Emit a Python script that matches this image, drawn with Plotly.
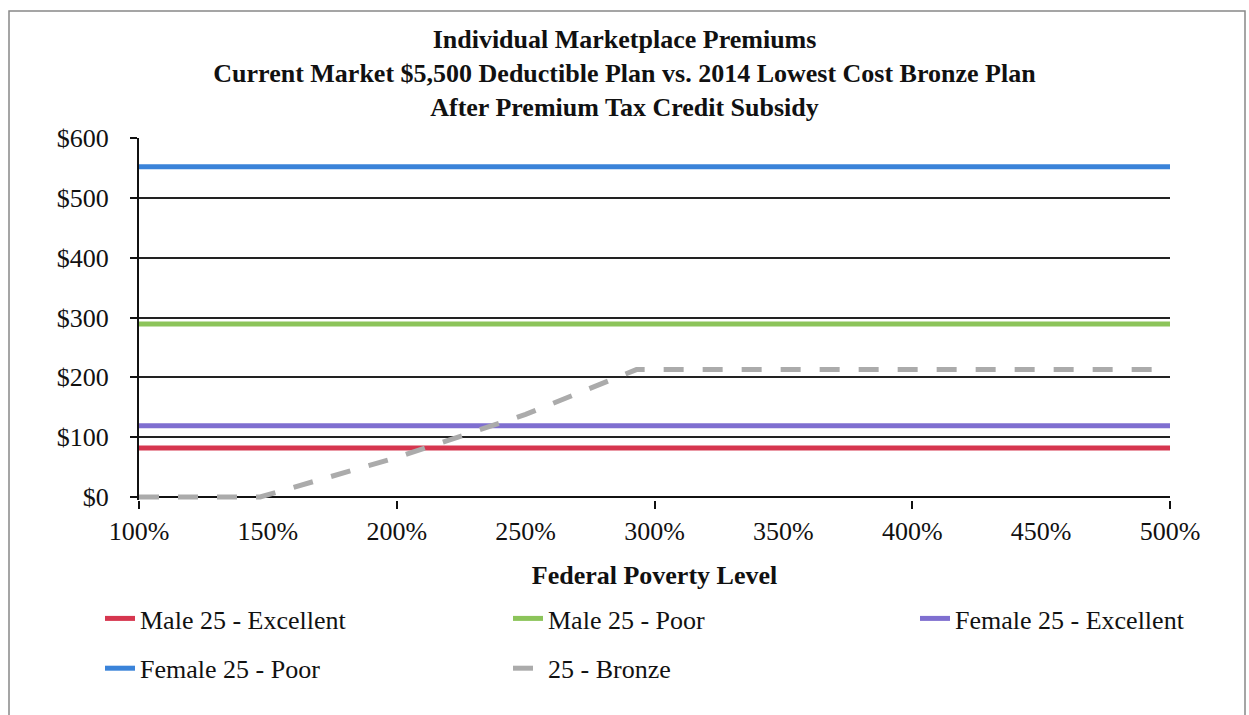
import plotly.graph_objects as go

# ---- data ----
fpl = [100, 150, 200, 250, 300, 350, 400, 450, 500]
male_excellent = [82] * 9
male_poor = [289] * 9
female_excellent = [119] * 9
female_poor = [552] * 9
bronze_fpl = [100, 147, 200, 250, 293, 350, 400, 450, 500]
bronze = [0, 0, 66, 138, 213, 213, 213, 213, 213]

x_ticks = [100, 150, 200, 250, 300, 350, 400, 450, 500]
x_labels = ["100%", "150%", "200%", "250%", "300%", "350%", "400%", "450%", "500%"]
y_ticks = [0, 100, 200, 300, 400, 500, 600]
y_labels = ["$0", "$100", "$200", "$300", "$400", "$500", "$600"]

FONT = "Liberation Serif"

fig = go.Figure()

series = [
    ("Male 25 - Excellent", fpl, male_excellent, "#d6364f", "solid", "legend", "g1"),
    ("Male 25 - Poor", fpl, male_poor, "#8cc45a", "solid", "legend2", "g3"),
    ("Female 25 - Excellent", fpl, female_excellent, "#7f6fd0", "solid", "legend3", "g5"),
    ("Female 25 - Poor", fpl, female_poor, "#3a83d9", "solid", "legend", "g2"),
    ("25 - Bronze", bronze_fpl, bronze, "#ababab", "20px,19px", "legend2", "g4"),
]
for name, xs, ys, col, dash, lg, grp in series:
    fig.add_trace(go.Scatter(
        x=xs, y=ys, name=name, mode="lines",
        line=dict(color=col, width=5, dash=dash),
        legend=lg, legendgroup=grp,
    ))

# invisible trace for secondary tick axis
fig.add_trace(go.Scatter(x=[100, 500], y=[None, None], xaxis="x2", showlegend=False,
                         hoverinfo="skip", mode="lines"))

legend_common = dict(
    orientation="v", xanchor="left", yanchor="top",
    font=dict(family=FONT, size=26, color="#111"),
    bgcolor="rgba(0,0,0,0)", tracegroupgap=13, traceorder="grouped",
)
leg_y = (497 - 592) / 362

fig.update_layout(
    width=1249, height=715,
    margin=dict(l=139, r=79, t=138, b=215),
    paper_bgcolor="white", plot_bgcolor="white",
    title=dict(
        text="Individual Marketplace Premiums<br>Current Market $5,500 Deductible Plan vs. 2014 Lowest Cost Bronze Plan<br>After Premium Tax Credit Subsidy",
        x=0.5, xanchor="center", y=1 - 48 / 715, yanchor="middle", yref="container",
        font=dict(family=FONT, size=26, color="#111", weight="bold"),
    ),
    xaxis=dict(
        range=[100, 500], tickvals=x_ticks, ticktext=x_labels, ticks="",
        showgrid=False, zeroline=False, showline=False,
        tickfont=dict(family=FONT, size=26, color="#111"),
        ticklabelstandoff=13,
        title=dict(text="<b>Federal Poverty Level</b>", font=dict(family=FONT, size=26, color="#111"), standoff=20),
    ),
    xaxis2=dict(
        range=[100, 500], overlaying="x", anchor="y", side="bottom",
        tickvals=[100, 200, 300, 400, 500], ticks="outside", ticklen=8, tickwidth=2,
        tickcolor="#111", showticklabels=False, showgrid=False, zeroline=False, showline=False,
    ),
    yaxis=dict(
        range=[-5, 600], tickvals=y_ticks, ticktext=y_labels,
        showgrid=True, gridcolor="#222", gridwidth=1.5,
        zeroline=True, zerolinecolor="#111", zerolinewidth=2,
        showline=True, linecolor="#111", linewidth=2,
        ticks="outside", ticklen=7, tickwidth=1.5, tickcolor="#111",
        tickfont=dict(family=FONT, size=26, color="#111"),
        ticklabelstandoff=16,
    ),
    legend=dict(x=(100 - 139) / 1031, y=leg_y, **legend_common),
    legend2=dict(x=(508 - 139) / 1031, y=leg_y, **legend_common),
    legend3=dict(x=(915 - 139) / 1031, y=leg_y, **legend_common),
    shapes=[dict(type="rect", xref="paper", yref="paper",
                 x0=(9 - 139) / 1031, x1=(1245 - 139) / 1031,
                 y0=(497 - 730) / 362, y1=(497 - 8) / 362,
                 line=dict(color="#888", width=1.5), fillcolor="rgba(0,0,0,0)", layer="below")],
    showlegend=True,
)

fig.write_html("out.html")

* * *

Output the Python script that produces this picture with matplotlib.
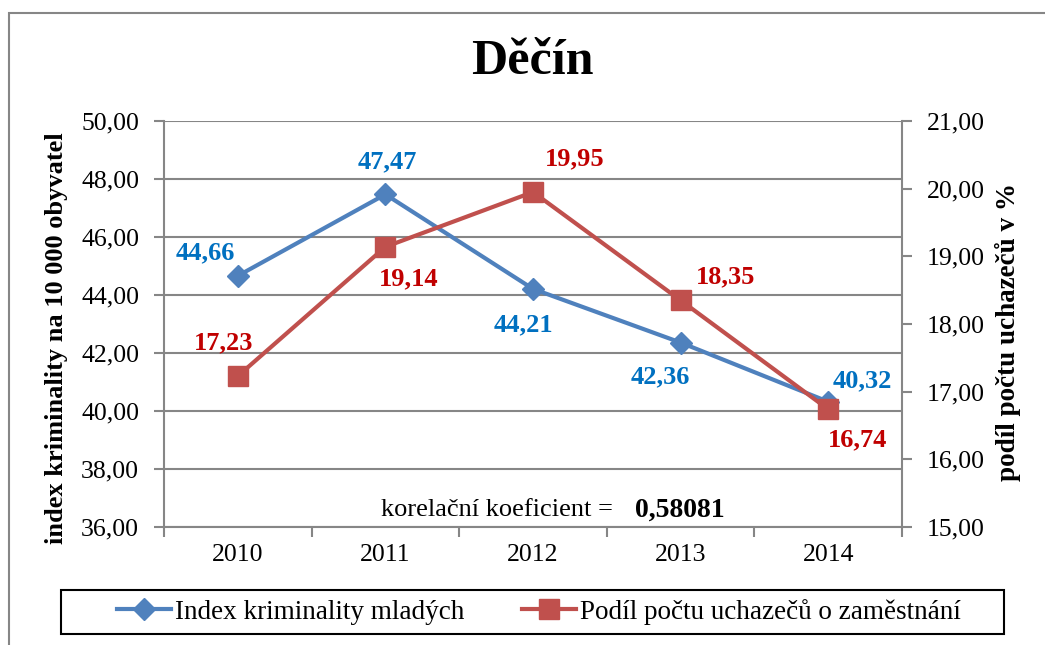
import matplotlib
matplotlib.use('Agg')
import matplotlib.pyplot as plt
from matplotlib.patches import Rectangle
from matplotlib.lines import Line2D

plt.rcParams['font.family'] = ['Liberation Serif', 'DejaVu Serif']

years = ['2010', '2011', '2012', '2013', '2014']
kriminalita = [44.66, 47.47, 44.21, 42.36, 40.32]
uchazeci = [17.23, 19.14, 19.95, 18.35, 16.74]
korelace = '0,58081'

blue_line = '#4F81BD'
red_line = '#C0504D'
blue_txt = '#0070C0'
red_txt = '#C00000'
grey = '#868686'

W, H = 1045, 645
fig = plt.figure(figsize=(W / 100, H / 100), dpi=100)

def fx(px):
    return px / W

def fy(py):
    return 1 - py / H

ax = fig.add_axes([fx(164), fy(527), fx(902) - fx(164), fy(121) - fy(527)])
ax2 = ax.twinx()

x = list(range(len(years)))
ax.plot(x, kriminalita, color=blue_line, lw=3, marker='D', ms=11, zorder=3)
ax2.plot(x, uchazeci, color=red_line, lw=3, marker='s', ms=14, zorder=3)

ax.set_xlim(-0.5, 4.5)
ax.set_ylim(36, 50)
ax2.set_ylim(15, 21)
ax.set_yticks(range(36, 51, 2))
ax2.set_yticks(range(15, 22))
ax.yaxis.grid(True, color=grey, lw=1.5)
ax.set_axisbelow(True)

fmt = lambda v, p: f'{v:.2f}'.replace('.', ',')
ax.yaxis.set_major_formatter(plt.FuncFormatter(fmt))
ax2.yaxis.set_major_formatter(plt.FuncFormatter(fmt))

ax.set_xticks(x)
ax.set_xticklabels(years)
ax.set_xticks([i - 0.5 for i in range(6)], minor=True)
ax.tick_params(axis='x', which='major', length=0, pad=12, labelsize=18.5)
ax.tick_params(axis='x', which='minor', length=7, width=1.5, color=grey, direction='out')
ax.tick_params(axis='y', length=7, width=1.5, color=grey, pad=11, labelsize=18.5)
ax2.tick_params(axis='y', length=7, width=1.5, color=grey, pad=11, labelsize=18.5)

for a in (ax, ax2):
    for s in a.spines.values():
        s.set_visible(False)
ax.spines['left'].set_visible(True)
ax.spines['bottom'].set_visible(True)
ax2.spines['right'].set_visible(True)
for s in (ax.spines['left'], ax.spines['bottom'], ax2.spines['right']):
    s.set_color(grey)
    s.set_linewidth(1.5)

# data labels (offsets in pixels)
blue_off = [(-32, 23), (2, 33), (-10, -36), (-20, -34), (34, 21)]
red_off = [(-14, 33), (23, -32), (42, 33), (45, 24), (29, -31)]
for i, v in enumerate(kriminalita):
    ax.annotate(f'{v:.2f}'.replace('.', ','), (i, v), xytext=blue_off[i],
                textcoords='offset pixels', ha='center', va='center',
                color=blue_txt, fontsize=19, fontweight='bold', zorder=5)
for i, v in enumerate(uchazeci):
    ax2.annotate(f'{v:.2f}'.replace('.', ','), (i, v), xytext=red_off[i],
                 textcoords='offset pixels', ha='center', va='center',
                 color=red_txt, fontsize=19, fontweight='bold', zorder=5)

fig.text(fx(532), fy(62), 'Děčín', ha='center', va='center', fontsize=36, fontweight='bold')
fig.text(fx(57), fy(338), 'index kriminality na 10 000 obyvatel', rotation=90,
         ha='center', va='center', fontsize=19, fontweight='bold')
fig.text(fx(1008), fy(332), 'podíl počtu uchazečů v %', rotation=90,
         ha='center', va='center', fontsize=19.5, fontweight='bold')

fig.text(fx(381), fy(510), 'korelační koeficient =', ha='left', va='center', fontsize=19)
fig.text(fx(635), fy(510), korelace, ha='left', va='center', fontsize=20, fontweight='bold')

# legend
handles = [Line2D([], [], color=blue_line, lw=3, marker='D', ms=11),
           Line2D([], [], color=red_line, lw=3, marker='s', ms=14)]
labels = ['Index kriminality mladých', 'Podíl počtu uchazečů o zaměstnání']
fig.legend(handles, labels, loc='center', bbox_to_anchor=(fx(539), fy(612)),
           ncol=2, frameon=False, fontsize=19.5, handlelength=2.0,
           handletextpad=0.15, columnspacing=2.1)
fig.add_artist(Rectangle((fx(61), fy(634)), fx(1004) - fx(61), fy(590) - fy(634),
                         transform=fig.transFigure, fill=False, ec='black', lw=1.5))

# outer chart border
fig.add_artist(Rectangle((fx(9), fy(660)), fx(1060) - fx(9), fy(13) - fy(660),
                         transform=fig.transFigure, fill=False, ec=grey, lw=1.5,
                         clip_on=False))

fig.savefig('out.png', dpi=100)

__Objective__: Only the stretch from the line with "Emit a Python" through the line with "fig = go.Figure()" should be copied, exactly and with both ends. Drop the pictures.

__Answer to the problem__:
Emit a Python script that matches this image, drawn with Plotly.
import plotly.graph_objects as go

# ---- data ----
fpl = [100, 150, 200, 250, 300, 350, 400, 450, 500]
male_excellent = [82] * 9
male_poor = [289] * 9
female_excellent = [119] * 9
female_poor = [552] * 9
bronze_fpl = [100, 147, 200, 250, 293, 350, 400, 450, 500]
bronze = [0, 0, 66, 138, 213, 213, 213, 213, 213]

x_ticks = [100, 150, 200, 250, 300, 350, 400, 450, 500]
x_labels = ["100%", "150%", "200%", "250%", "300%", "350%", "400%", "450%", "500%"]
y_ticks = [0, 100, 200, 300, 400, 500, 600]
y_labels = ["$0", "$100", "$200", "$300", "$400", "$500", "$600"]

FONT = "Liberation Serif"

fig = go.Figure()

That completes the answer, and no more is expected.